(Entries):
---------------

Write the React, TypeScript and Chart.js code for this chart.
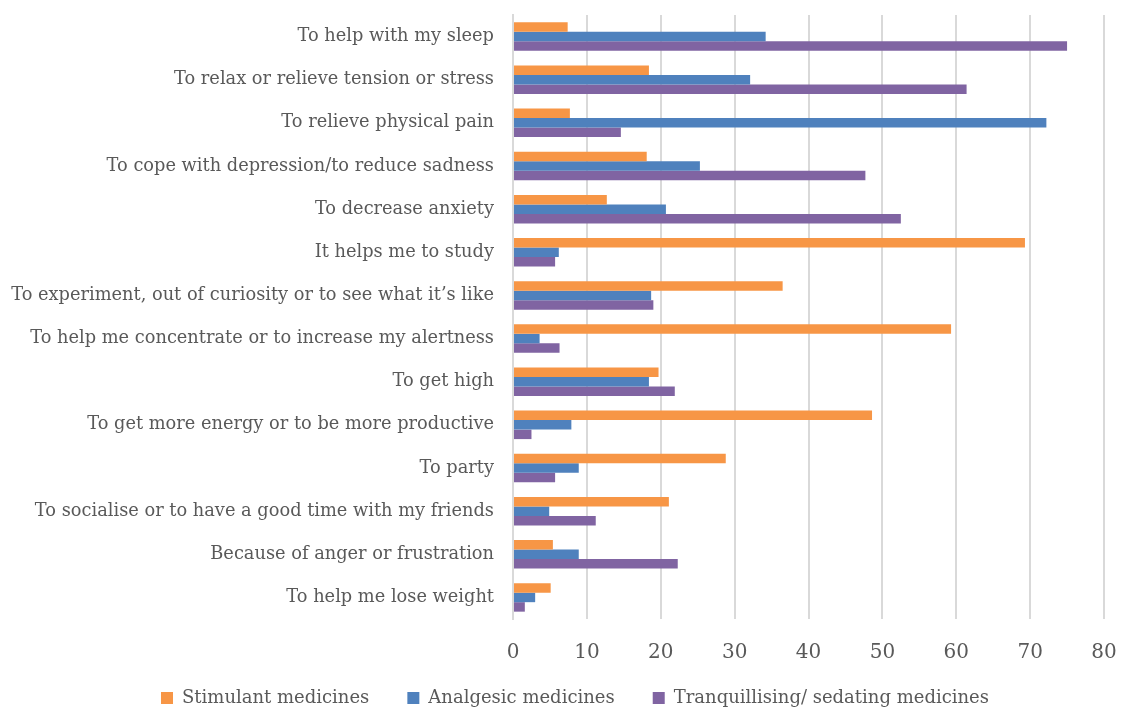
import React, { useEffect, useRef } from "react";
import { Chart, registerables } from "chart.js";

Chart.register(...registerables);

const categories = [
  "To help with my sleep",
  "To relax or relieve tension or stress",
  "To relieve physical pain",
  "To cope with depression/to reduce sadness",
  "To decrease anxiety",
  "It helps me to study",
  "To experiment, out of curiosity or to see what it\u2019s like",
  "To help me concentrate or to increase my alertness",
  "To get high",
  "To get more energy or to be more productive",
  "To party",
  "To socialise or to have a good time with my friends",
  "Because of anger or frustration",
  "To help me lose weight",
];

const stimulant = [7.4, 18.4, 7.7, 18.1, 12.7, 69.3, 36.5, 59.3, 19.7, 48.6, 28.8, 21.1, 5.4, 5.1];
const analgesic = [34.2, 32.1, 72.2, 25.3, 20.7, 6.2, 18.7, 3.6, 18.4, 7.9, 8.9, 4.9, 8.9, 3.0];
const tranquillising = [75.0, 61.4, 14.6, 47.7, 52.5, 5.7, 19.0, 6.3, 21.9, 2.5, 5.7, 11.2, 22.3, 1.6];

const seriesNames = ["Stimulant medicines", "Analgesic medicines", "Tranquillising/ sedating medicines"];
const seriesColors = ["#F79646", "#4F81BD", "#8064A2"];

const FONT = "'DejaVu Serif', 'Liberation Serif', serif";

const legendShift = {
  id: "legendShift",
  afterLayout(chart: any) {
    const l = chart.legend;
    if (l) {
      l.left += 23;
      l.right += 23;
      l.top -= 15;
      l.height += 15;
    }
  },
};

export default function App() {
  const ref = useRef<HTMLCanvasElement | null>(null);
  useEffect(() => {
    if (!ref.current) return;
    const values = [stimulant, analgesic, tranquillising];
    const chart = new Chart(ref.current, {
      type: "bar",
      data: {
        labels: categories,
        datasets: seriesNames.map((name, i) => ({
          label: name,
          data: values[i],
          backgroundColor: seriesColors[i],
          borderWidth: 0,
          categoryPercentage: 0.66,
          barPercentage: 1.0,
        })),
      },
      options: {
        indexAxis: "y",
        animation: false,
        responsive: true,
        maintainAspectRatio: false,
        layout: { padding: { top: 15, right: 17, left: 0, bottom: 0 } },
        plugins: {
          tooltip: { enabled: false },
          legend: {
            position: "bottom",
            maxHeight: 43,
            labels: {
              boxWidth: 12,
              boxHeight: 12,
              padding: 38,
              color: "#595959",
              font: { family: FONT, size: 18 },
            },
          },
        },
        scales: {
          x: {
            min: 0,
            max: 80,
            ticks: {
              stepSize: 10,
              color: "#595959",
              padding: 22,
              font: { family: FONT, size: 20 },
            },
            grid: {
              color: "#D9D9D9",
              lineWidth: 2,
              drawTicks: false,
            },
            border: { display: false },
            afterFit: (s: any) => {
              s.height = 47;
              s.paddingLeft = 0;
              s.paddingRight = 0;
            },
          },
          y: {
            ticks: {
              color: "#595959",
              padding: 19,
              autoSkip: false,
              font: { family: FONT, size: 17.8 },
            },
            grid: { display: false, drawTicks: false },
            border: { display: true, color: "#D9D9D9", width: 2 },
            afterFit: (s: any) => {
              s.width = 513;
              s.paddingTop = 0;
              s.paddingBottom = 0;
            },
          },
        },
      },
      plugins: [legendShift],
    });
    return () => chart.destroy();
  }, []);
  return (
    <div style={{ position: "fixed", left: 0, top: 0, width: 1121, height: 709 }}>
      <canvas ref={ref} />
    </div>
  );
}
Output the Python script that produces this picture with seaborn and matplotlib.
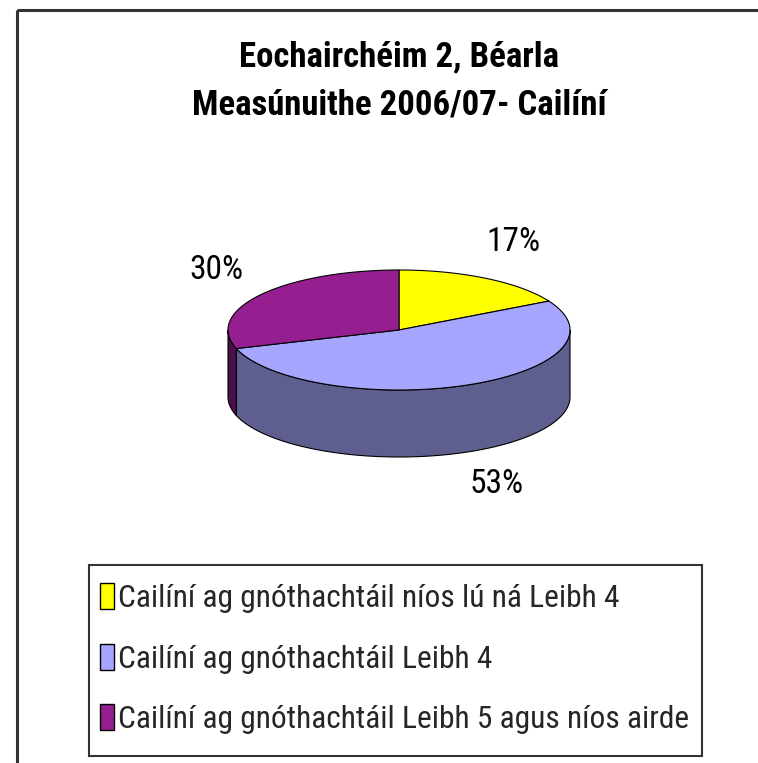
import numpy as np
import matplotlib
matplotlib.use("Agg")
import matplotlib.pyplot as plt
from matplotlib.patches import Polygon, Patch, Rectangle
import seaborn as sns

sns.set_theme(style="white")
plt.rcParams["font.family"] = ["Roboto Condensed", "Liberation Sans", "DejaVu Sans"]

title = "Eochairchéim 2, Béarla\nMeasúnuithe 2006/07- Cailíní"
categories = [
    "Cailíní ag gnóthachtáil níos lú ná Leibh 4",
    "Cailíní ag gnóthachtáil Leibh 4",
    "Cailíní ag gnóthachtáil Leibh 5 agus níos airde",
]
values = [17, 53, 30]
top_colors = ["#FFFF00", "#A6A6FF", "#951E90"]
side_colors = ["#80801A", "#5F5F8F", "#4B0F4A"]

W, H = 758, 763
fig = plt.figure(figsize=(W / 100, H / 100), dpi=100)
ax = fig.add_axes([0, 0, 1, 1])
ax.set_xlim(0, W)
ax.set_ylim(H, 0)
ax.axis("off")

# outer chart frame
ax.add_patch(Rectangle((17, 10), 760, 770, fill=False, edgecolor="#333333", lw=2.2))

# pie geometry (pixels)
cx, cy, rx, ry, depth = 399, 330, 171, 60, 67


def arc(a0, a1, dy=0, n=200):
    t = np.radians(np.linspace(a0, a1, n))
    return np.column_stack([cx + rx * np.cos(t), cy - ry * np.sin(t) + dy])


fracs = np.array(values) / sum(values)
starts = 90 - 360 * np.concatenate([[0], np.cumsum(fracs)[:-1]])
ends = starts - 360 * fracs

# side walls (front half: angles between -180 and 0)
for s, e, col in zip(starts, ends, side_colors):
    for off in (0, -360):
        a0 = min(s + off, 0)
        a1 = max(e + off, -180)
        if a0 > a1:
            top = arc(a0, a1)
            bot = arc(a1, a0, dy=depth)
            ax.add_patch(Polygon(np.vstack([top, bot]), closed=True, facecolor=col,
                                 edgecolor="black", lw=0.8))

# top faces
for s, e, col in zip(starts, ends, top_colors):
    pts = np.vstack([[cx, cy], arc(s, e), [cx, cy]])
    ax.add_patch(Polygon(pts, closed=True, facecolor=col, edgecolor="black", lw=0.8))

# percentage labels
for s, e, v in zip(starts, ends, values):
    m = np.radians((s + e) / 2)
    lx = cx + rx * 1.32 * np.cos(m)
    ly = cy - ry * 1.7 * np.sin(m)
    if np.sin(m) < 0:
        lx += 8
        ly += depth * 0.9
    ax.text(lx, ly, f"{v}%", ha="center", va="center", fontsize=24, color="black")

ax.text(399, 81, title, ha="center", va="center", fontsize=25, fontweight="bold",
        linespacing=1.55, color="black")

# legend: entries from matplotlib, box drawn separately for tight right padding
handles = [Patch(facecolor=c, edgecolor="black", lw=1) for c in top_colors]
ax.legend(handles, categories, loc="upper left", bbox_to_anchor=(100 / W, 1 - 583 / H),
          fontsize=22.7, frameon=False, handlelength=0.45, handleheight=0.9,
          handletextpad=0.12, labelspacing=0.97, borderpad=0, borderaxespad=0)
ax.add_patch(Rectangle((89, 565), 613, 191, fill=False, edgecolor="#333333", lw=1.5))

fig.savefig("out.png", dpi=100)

---------------

(Work to complete): Everything from the first line of the entries through the line that contains "Chart.register(...registerables);" is to be reproduced exactly, except the pictures.

(Worked answer):
Write the React, TypeScript and Chart.js code for this chart.
import React, { useEffect, useRef } from "react";
import { Chart, registerables } from "chart.js";

Chart.register(...registerables);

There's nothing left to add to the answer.